Author: Brad Deen
NEWTON — Seven offenders from Catawba Correctional Center are learning to build furniture and rebuild their lives.
They are the first cohort of offender-students training in the furniture craft through a partnership between the N.C. Department of Adult Correction and Catawba Valley Community College. In just over a year, the college’s Furniture Academy will provide the skills and hands-on experience to work in the Hickory area’s famous furniture industry.
Preparing offenders to find steady employment when they’re released is a critical factor in keeping them out of prison.
“Education is one of the most effective tools we have against recidivism,” Brooke Wheeler, NCDAC superintendent of education services, told the group at a certification ceremony Tuesday. “What you’ve committed yourselves to doing will affect your families, and it will affect generations to come. If you’re successful, those around you are more likely to be successful.”
NCDAC’s emphasis on rehabilitation and re-entry coincides with Gov. Roy Cooper’s mandate for state government agencies to cooperate toward making the transition for released offenders as smooth as possible.
Maggie Brewer, chief deputy secretary for rehabilitation and correctional services, told the group how proud Gov. Cooper was after a recent State Cabinet meeting where she mentioned the furniture-making partnership.
“He was happy to hear so many of these things are coming to fruition,” Brewer said. “One of the things he wants, and we want, is to make sure we give our population employable skills as they leave our institutions.”
The Furniture Academy is unique, said Mark Jordan, a retired Bassett executive who’s found a new calling with the college’s furniture program. “What we have here is a free-standing, fully equipped furniture factory. There’s nothing like it in the United States,” he said.
Located near Catawba Valley’s main campus, the Academy is normally open to students in the evenings. In October, Catawba Correctional students began arriving each morning. “They come in here at 7 o’clock, ready to go,” Jordan said.
The partnership was born last year, when Catawba Valley’s administrators met Rebecca Jonas, program director at Catawba Correctional, at an education conference. A brief discussion revealed the prison and the Furniture Academy had more in common than a Newton address.
“They said, ‘We have this building that’s vacant during the day,’” Jonas recalled. “What we’d love is to see them [the offenders] employed and successful when they’re released. That’s the goal.”
A year of planning involved asking tough questions, such as which offenders to accept into the program. Because the Furniture Academy is a 60-week course, anyone with an earlier release date would have to be ineligible. Experience would also weigh in an applicant’s favor.
“My dad owned a cabinet company, but I’ve never done any kind of furniture work before,” said Brent Pickler, who’s projected to be released in April 2026, just about the time he’ll finish the program.

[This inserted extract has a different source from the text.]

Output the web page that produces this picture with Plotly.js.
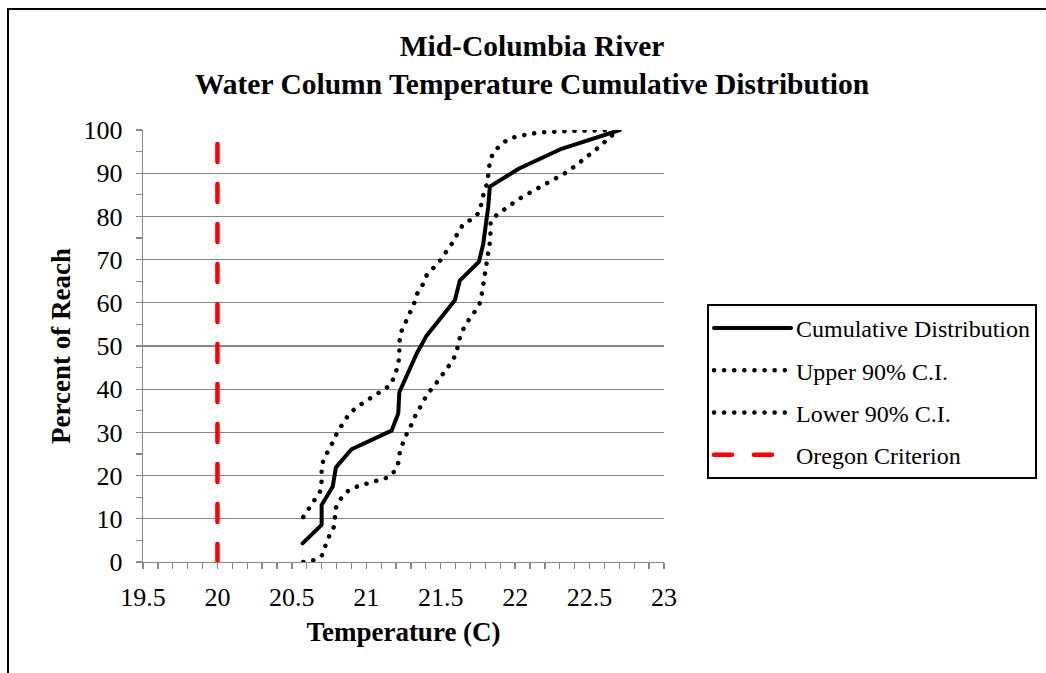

The curriculum consists of eight units — from the very basics such as workplace expectations and background on the industry itself, which the Catawba Correctional students just completed, to later units in woodworking, upholstery and 21st century technology. By the end of the program, students will have gained more than 300 hours of experience on each of several tools and machines, from bandsaws and fabric cutters to computer-controlled equipment.
The high-tech aspect appeals to Marc Pone, scheduled for release in 2028. “Working with my hands, that’s fun,” Pone said, but what he’s looking forward to most of all is learning AutoCAD computer drawing software. “I want to design furniture. I want to work on the style of it,” he said.
Franklin Ensminger, due for release in 2027, worked for furniture manufacturers such as Singer and Broyhill when he was younger. “I was disheartened when the furniture industry left here and went overseas,” he said.
In the last 30 years, some of the industry has returned to the Hickory area, attracted by the craftsmanship available to make generational-quality items. “What we’re making here is wood. It’s solid. Everything is done correctly. It’ll last,” Ensminger said.
The return of furniture manufacturing should heighten the employment prospects of offender-students. The second cohort is already forming at Catawba Correctional.
One other aspect of the industry will make the Furniture Academy attractive, said Rusty Beam, another industry retiree turned Catawba Valley CC educator.
“Approximately 16,000 people are employed in the furniture industry in this area, and 6,000 of them are going to retire in the next few years,” Beam said. “There’s no one picking up these crafts anymore, except right here.”
Despite their unusual and rocky path into the industry, Beam said the Catawba Correctional group make excellent learners.
“They’re interested in every little thing,” he said “They see what they’re doing here as a way out.”